--- Problem description ---
Go through the records below from the first line and print each one exactly, stopping after the line that contains "ax = fig.add_axes([0.222, 0.096, 0.665, 0.886])". Do not print pictures or anything past that line.

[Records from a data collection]
_ _ _

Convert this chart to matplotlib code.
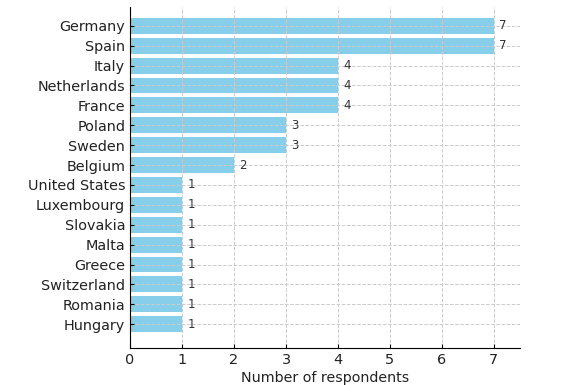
import matplotlib
matplotlib.use('Agg')
import matplotlib.pyplot as plt

countries = ['Germany', 'Spain', 'Italy', 'Netherlands', 'France', 'Poland',
             'Sweden', 'Belgium', 'United States', 'Luxembourg', 'Slovakia',
             'Malta', 'Greece', 'Switzerland', 'Romania', 'Hungary']
counts = [7, 7, 4, 4, 4, 3, 3, 2, 1, 1, 1, 1, 1, 1, 1, 1]

fig = plt.figure(figsize=(5.86, 3.85), dpi=100)
ax = fig.add_axes([0.222, 0.096, 0.665, 0.886])

ypos = list(range(len(countries)))[::-1]
ax.barh(ypos, counts, height=0.8, color='#87CEEB')
for y, v in zip(ypos, counts):
    ax.text(v + 0.1, y, str(v), va='center', ha='left', fontsize=8.5, color='#333333')

ax.set_yticks(ypos)
ax.set_yticklabels(countries, fontsize=10.4, color='#222222')
ax.set_xticks(range(8))
ax.tick_params(axis='x', labelsize=10.4, labelcolor='#222222')
ax.tick_params(direction='in', length=3)
ax.set_xlim(0, 7.5)
ax.set_ylim(-1.2, 15.95)
ax.set_xlabel('Number of respondents', fontsize=10.3, color='#222222', labelpad=3)
ax.grid(True, linestyle='--', color='#cccccc', linewidth=0.7)
for s in ['top', 'right']:
    ax.spines[s].set_visible(False)

fig.savefig('out.png', dpi=100)
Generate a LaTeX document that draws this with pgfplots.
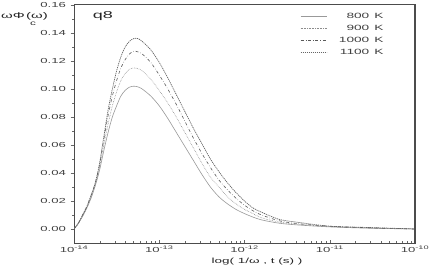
\documentclass[border=0pt]{standalone}
\usepackage{fontspec}
\setmainfont{Liberation Sans}[FakeStretch=1.8]
\usepackage{pgfplots}
\usepackage{pgfplotstable}
\pgfplotsset{compat=1.18}

\pgfplotstableread{
lx y
-14.00 0.000
-13.95 0.004
-13.90 0.009
-13.85 0.015
-13.80 0.022
-13.75 0.031
-13.70 0.042
-13.65 0.056
-13.60 0.069
-13.55 0.080
-13.50 0.088
-13.45 0.095
-13.40 0.099
-13.35 0.1013
-13.30 0.102
-13.25 0.1015
-13.20 0.100
-13.10 0.095
-13.00 0.088
-12.90 0.079
-12.80 0.069
-12.70 0.059
-12.60 0.049
-12.50 0.039
-12.40 0.030
-12.30 0.023
-12.20 0.018
-12.10 0.014
-12.00 0.011
-11.90 0.0085
-11.80 0.0065
-11.60 0.0042
-11.40 0.003
-11.00 0.0015
-10.50 0.0005
-10.00 0.000
}\Teight

\pgfplotstableread{
lx y
-14.00 0.000
-13.95 0.004
-13.90 0.009
-13.85 0.015
-13.80 0.023
-13.75 0.032
-13.70 0.044
-13.65 0.060
-13.60 0.075
-13.55 0.088
-13.50 0.098
-13.45 0.106
-13.40 0.111
-13.35 0.114
-13.30 0.115
-13.25 0.1145
-13.20 0.113
-13.10 0.107
-13.00 0.099
-12.90 0.090
-12.80 0.080
-12.70 0.069
-12.60 0.058
-12.50 0.047
-12.40 0.037
-12.30 0.030
-12.20 0.023
-12.10 0.018
-12.00 0.014
-11.90 0.011
-11.80 0.008
-11.60 0.005
-11.40 0.0035
-11.00 0.0018
-10.50 0.0007
-10.00 0.000
}\Tnine

\pgfplotstableread{
lx y
-14.00 0.000
-13.95 0.004
-13.90 0.010
-13.85 0.016
-13.80 0.024
-13.75 0.033
-13.70 0.046
-13.65 0.064
-13.60 0.081
-13.55 0.095
-13.50 0.106
-13.45 0.115
-13.40 0.121
-13.35 0.125
-13.30 0.127
-13.25 0.1265
-13.20 0.125
-13.10 0.119
-13.00 0.110
-12.90 0.100
-12.80 0.089
-12.70 0.077
-12.60 0.065
-12.50 0.054
-12.40 0.044
-12.30 0.035
-12.20 0.028
-12.10 0.022
-12.00 0.017
-11.90 0.013
-11.80 0.010
-11.60 0.006
-11.40 0.004
-11.00 0.002
-10.50 0.0008
-10.00 0.000
}\Tten

\pgfplotstableread{
lx y
-14.00 0.000
-13.95 0.004
-13.90 0.010
-13.85 0.016
-13.80 0.024
-13.75 0.033
-13.70 0.047
-13.65 0.066
-13.60 0.085
-13.55 0.100
-13.50 0.113
-13.45 0.123
-13.40 0.130
-13.35 0.134
-13.30 0.136
-13.25 0.136
-13.20 0.134
-13.10 0.128
-13.00 0.119
-12.90 0.108
-12.80 0.096
-12.70 0.084
-12.60 0.072
-12.50 0.061
-12.40 0.050
-12.30 0.041
-12.20 0.033
-12.10 0.026
-12.00 0.020
-11.90 0.015
-11.80 0.012
-11.60 0.007
-11.40 0.005
-11.00 0.002
-10.50 0.001
-10.00 0.000
}\Televen

\begin{document}
\begin{tikzpicture}
\useasboundingbox (0,0) rectangle (436pt,273pt);
\begin{axis}[
  at={(74pt,30pt)}, anchor=south west,
  scale only axis, width=341pt, height=238pt,
  xmin=-14, xmax=-10, ymin=-0.010, ymax=0.16,
  xtick={-14,-13,-12,-11,-10},
  xticklabels={10\textsuperscript{-14},10\textsuperscript{-13},10\textsuperscript{-12},10\textsuperscript{-11},10\textsuperscript{-10}},
  minor xtick={-13.699,-13.523,-13.398,-13.301,-13.222,-13.155,-13.097,-13.046,
               -12.699,-12.523,-12.398,-12.301,-12.222,-12.155,-12.097,-12.046,
               -11.699,-11.523,-11.398,-11.301,-11.222,-11.155,-11.097,-11.046,
               -10.699,-10.523,-10.398,-10.301,-10.222,-10.155,-10.097,-10.046},
  ytick={0,0.02,0.04,0.06,0.08,0.10,0.12,0.14,0.16},
  minor y tick num=1,
  yticklabel style={/pgf/number format/fixed,/pgf/number format/fixed zerofill,/pgf/number format/precision=2},
  /pgf/number format/assume math mode=true,
  tick label style={font=\fontsize{7.3}{8}\selectfont, black!75},
  xticklabel style={yshift=1pt},
  yticklabel style={xshift=-1pt},
  xtick pos=bottom, ytick pos=left,
  major tick length=3.5pt, minor tick length=1.8pt,
  x tick style={black!60},
  y tick style={black!60},
  ytick align=outside, xtick align=inside,
  axis line style={black!70, line width=1pt},
  legend style={draw=none, fill=none, at={(0.923,0.985)}, anchor=north east,
    font=\fontsize{7.6}{8}\selectfont, row sep=1.2pt, text=black!75},
  legend cell align=right,
  legend image code/.code={\draw[#1] (0pt,0pt) -- (26pt,0pt); \path (36pt,0pt);},
]
\addplot[smooth, black!40, line width=0.6pt] table[x=lx,y=y] {\Teight};
\addlegendentry{800\ \,K}
\addplot[smooth, black!45, densely dotted, line width=0.6pt] table[x=lx,y=y] {\Tnine};
\addlegendentry{900\ \,K}
\addplot[smooth, black!65, dash dot, line width=0.6pt] table[x=lx,y=y] {\Tten};
\addlegendentry{1000\ \,K}
\addplot[smooth, black!60, dash pattern=on 1.2pt off 0.8pt, line width=0.7pt] table[x=lx,y=y] {\Televen};
\addlegendentry{1100\ \,K}
\node[anchor=west, font=\fontsize{10}{11}\selectfont, text=black!85] at (rel axis cs:0.045,0.955) {q8};
\draw[black!70, line width=2.5pt] (rel axis cs:1,0) -- (rel axis cs:1,1);
\end{axis}
\node[anchor=west, font=\fontsize{8.3}{9}\selectfont, text=black!85, inner sep=0pt] at (1pt,257pt) {ωΦ\,(ω)};
\node[font=\fontsize{6.5}{7}\selectfont, text=black!85, inner sep=0pt] at (33pt,249pt) {c};
\node[font=\fontsize{7.5}{8}\selectfont, text=black!85, inner sep=0pt] at (257pt,11pt) {log( 1/ω , t (s) )};
\end{tikzpicture}
\end{document}
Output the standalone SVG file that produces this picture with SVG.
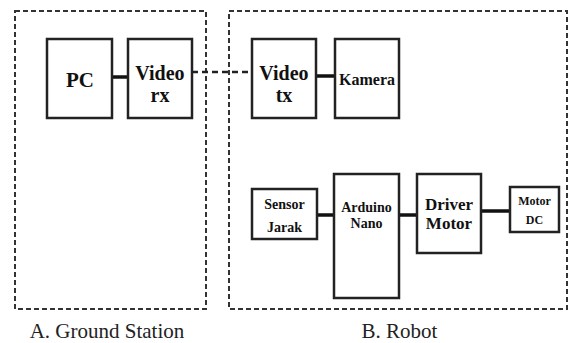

_ _ _

--- Expected answer ---
Convert this chart to matplotlib code.
import matplotlib
matplotlib.use('Agg')
import matplotlib.pyplot as plt

countries = ['Germany', 'Spain', 'Italy', 'Netherlands', 'France', 'Poland',
             'Sweden', 'Belgium', 'United States', 'Luxembourg', 'Slovakia',
             'Malta', 'Greece', 'Switzerland', 'Romania', 'Hungary']
counts = [7, 7, 4, 4, 4, 3, 3, 2, 1, 1, 1, 1, 1, 1, 1, 1]

fig = plt.figure(figsize=(5.86, 3.85), dpi=100)
ax = fig.add_axes([0.222, 0.096, 0.665, 0.886])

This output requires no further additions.